When the House version of the gun maker liability bill came up for a vote in April, U.S. Rep. Michael Michaud also supported it. Michaud is a solid supporter of gun owners' rights. And he's the only Democrat in at least the last five years to get a campaign contribution from Dyke.
Dyke sent Michaud $250 in his primary campaign and $1,000 in the general election, although not until a month after he won. Before Election Day, Dyke supported Michaud's opponent, Republican Kevin Raye.
Democratic Rep. Tom Allen is the only member of the Maine delegation to vote against the immunity bill.
"In this country, people are generally liable for their own negligence," Allen said. "I just don't think it's wise for Congress to tamper with the civil justice system."
While Congress mulls its next move, a Washington state court judge has ruled that the suit against Bushmaster and Bull's Eye Shooters Supply should be allowed to go forward.
And Dyke is sure to be defending his industry.

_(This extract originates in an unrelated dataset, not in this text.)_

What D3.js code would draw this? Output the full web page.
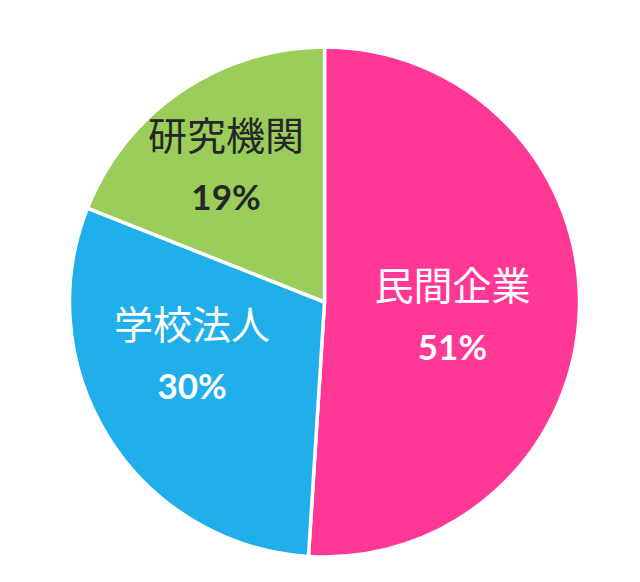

"One version has passed the House of Representatives and another has the support of 54 members of the Senate, including Collins and U.S. Sen. Olympia Snowe, who was the last to sign on, June 18."
"Although that is a majority, it's short of the 60 votes needed to fight off a filibuster that has been promised by Democratic Sens. Charles Schumer of New York, Barbara Boxer of California and Ted Kennedy of Massachusetts."
Now that is funny ping!!
(Good article too!!)
The fact that this notion even requires legislation to enforce is sad. The fact that we have politicians who actively oppose it is even sadder.
The understatement of the decade.
Now I'm saving for TWO more guns: Another SA Ruger in .357 (Birdshead grips) because my daughter is finally claiming her "graduation from college" present, her Ruger SP101 complete with custom made holster and a FL CCW permit. I just haveta have a .357 in my collection. The other is a ParaOrdnance LDA probably a C6 or C7...something to carry with lots of punch and not much size/weight.
Hey, Schmuckie, you're havin' too much fun here.
Share it--it's the Second Amendment, Putz.
Natural prey of the Kalashnicougar.
We have some strange critters on FR!!!